Plot: The police can’t understand the murders they are investigating – can’t understand how someone could mutilate a body in such a way. Jack Nightingale knows that it is not a someone, but a something. All that remains is figuring out which devils have been summoned and working out how to get rid of them.
It is no easy task. Especially not being partnered with someone who is the perfect candidate for the next summoning. While not knowing the truth keeps people safe, Jack knows that sometimes, ignorance can be worse. He has to stop it before it goes too far.

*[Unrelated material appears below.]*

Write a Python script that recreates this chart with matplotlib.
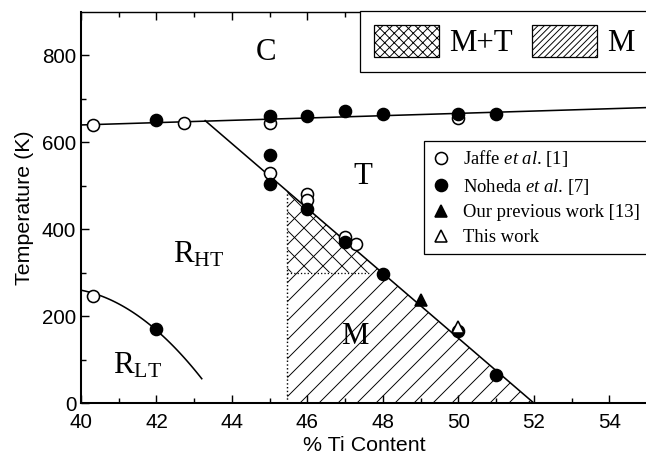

Quote: `You’re not listening to me, Cheryl. They’re dead already.`
“Except they’re clearly not. They’re walking around, they’re talking, they’re breathing. If you kill them, then they’re dead. And you’ll be held responsible.”

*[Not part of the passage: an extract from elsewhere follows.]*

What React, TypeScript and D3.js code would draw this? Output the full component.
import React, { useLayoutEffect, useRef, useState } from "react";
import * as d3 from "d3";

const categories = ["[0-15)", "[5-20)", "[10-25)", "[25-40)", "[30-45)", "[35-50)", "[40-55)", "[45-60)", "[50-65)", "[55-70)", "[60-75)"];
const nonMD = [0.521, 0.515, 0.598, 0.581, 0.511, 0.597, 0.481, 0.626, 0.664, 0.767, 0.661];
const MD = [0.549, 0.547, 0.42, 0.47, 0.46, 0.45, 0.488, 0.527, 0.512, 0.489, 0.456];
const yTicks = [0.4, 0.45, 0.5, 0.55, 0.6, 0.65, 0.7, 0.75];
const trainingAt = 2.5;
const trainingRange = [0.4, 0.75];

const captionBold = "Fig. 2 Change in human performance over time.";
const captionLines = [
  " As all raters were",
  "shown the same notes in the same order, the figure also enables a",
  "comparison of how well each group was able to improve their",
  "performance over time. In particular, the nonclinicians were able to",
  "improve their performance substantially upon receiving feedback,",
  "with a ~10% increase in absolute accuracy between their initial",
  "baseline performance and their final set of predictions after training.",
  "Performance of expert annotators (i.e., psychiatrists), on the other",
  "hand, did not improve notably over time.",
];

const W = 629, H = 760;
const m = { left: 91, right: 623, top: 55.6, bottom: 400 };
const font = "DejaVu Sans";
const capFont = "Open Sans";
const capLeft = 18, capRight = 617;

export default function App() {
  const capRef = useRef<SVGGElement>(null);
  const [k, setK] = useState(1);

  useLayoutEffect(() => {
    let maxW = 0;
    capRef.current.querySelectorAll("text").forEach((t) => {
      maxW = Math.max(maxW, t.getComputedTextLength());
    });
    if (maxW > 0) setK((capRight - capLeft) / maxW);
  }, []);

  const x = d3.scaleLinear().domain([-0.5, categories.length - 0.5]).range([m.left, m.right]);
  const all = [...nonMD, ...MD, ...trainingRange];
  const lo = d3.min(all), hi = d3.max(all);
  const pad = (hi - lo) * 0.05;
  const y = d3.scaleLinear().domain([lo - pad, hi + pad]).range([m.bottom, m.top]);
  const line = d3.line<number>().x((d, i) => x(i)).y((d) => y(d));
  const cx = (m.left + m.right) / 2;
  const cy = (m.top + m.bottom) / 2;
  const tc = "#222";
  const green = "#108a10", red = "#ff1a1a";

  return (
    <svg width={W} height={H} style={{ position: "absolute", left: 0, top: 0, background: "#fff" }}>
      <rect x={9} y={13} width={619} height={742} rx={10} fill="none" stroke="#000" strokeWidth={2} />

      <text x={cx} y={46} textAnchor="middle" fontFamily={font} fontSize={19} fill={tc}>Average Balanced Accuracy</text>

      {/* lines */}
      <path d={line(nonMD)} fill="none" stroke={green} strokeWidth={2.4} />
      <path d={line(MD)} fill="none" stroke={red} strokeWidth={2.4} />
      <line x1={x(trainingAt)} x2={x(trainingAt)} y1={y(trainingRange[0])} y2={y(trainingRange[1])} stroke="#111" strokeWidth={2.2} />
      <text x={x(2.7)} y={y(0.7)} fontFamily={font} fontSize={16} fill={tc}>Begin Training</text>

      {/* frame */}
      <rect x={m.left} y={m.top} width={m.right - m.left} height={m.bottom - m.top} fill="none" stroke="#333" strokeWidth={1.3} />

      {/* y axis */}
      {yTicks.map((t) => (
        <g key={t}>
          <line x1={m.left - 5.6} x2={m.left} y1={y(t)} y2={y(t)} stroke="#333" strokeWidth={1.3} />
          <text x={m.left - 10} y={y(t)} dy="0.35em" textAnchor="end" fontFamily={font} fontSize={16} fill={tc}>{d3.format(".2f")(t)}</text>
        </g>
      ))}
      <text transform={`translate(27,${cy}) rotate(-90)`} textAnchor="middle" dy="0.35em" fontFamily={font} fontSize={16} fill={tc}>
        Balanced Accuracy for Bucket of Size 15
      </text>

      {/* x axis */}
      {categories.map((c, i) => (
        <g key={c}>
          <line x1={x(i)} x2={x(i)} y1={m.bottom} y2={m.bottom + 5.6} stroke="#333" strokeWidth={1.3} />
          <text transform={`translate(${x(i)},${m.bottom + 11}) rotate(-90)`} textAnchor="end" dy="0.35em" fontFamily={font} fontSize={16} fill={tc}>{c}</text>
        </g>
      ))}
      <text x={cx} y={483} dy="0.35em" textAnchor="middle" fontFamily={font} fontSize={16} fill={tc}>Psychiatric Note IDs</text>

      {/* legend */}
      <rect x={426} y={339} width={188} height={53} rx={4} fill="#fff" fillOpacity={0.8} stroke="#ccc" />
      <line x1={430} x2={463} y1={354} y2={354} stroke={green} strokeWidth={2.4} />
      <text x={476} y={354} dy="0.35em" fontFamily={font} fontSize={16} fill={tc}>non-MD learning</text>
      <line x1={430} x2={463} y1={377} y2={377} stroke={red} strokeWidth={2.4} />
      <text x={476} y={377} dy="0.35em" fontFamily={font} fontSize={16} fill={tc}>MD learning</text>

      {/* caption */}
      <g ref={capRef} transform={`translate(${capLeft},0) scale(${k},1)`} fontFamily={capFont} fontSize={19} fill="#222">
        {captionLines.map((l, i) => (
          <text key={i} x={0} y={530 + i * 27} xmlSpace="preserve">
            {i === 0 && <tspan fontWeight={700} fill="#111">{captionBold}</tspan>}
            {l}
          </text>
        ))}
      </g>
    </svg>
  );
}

“I’m not planning to go public, obviously.`
Opinion: Despite being the seventh book following Jack Nightingale and – I assume – his adventures to stop devils taking over our world, I came to this book new to the series. After being assured I didn’t need to read the others, I still wasn’t sure if I would get lost. Thankfully, it could be read as a stand-alone book.
Jack Nightingale is an interesting character with what seems like a very interesting back story. It’s hard to comment on his development etc when you know the book is part of something bigger. But he was likeable and I genuinely wanted him to be able to defeat the devils – which has to count to something. Cheryl is a new character though, and I felt she was a relatable, likeable character. She worked well with both the civilised world and adapting to what was going on around her.
The plot was interesting, although I’m sure it holds more power for those who have followed the whole story due to the links between the characters. However, I did have a bit of a problem reading it on the train. Some levels of violence in the book made me uncomfortable and literally made me squirm. When you don’t see that coming and you’re in the middle of a packed commuter train, it’s a hard reaction to disguise.
I generally don’t like high levels of unnecessary violence in a book – there are subtler ways of delivering a powerful point. The same was true here. Certain scenes made me uncomfortable reading and it detracted from the whole enjoyment of the book because I was on edge for the next gory part.
If the violence was toned down, it would have been a thoroughly enjoyable book. The scenes were people weren’t mutilated and genitals bitten off were enjoyable and the plot swept me up. But those scenes drew me back from the book and stopped me getting lost in the world that was created.
I still want to know more about Jack and his world though. An enjoyable book overall, but one to be read with caution and with a warning about the graphic scenes that take place.